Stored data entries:

# # # #

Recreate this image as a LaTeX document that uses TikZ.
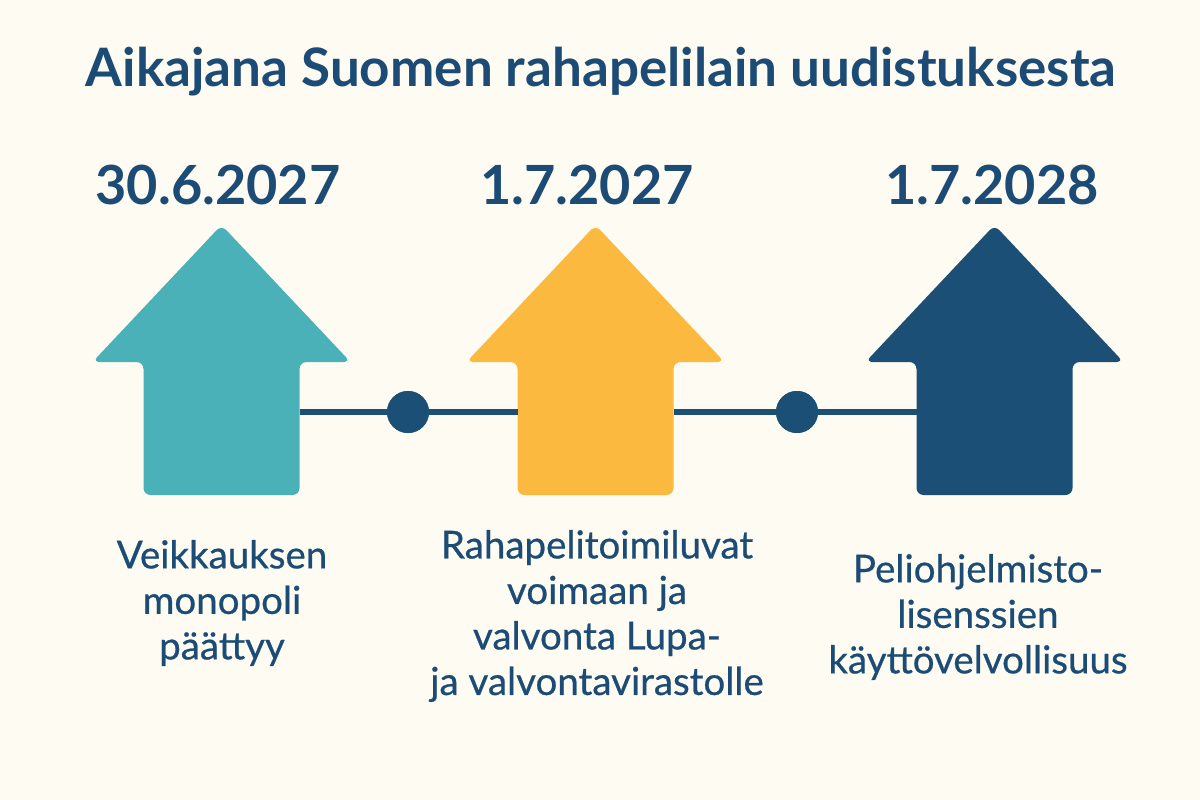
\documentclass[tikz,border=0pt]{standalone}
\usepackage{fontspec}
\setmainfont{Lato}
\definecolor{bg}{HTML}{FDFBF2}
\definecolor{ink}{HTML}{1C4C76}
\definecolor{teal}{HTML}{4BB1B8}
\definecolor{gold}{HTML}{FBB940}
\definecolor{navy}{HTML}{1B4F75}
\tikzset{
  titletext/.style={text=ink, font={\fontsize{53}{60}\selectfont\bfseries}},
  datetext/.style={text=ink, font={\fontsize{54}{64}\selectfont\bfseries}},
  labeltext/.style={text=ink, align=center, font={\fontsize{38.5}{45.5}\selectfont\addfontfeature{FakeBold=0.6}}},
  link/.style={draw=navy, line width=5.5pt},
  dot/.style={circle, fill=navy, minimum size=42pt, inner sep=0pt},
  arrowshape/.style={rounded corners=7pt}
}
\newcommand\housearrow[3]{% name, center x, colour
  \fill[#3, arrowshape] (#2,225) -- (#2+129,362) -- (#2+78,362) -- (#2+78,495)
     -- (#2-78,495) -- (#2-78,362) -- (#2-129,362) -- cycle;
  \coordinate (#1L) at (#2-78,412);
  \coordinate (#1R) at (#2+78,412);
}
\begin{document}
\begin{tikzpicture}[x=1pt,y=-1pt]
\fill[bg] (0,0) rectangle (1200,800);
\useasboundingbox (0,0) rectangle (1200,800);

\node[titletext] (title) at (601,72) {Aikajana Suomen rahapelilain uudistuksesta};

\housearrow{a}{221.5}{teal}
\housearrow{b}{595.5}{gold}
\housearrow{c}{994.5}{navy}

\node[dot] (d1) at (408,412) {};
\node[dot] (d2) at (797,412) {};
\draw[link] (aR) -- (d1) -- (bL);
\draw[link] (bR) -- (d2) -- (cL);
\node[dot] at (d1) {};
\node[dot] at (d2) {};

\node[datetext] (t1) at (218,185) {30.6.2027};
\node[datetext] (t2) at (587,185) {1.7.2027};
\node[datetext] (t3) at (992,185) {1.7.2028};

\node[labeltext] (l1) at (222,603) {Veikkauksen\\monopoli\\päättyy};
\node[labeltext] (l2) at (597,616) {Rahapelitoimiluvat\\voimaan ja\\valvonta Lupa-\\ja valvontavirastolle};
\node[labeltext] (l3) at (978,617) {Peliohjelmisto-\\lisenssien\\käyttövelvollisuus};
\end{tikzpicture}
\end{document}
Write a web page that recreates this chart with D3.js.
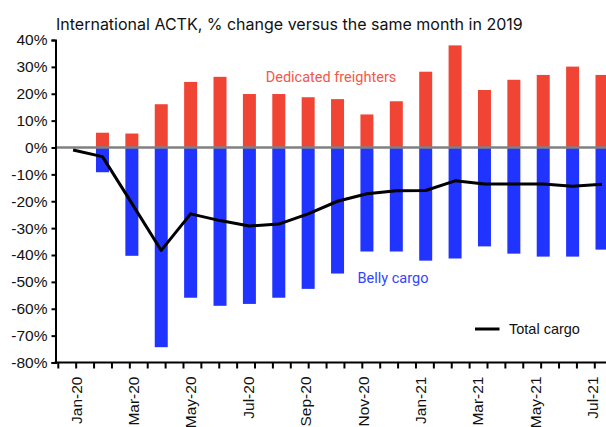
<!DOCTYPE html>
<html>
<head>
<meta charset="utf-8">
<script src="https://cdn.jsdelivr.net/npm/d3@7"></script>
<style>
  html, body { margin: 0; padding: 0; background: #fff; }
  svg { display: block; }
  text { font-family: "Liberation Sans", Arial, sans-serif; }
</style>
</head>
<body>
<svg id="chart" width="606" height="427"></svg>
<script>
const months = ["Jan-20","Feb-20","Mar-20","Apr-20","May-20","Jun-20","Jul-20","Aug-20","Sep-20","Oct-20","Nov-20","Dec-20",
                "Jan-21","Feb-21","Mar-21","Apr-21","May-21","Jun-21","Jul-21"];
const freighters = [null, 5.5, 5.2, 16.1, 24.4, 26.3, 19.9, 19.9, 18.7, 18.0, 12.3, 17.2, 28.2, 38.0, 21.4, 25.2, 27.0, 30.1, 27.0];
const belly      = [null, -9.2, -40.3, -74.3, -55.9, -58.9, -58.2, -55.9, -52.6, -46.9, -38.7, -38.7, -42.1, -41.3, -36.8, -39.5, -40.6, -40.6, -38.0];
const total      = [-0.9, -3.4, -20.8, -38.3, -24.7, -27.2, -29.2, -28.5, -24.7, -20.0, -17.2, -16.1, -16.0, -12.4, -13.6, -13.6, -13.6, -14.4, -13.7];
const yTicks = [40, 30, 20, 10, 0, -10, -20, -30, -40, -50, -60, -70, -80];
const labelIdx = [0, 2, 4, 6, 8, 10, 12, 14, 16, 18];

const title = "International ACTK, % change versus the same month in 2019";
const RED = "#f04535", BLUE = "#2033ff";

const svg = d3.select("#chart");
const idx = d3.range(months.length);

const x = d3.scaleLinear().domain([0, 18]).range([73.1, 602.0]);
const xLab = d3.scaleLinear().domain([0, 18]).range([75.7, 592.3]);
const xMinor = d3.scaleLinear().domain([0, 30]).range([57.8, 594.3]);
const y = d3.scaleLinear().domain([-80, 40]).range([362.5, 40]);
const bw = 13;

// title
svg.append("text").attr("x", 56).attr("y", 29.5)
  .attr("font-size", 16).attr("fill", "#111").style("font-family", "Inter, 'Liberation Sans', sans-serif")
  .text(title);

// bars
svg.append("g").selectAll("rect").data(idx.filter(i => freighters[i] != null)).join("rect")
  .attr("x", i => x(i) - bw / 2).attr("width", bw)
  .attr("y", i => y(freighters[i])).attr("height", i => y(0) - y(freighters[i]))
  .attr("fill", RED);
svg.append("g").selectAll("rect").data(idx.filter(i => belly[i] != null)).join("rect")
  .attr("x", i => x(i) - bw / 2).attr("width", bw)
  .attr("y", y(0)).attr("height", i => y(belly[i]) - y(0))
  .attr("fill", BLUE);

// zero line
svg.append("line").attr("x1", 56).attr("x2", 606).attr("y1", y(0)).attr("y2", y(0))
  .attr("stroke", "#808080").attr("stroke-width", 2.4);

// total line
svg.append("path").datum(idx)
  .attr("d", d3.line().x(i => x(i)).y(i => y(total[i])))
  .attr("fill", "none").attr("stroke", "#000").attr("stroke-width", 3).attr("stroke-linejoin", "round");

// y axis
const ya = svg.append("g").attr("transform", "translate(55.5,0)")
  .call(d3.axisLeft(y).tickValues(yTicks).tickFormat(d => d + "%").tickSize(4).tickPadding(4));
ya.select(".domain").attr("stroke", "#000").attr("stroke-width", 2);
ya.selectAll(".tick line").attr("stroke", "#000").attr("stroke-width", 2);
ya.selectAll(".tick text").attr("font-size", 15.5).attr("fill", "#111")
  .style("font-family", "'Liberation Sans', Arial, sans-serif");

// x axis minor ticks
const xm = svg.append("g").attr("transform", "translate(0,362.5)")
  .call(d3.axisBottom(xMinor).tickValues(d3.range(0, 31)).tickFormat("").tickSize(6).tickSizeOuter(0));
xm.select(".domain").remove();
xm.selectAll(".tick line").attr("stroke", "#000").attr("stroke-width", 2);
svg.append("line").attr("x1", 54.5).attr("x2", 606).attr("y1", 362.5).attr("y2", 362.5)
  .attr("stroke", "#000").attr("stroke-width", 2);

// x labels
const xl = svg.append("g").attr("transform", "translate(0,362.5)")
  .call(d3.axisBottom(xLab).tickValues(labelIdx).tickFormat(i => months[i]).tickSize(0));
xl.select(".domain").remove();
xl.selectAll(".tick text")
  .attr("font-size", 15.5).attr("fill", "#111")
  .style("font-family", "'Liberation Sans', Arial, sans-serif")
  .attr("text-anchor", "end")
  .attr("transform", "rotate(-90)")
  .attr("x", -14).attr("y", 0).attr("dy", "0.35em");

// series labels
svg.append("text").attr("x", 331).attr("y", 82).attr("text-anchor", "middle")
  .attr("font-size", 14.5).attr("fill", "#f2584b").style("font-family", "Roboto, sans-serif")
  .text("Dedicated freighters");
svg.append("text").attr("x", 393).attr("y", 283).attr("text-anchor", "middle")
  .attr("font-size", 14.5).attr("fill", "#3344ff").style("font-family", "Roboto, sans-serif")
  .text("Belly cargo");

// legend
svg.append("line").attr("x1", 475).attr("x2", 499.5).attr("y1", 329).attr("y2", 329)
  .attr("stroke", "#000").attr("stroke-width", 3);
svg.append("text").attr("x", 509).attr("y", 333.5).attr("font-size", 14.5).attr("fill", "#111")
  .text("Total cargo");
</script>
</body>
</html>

# # # #

For the string "this", count the lines of the entries above that include it; answer with the number only.

EXERCISE OUTPUT => 2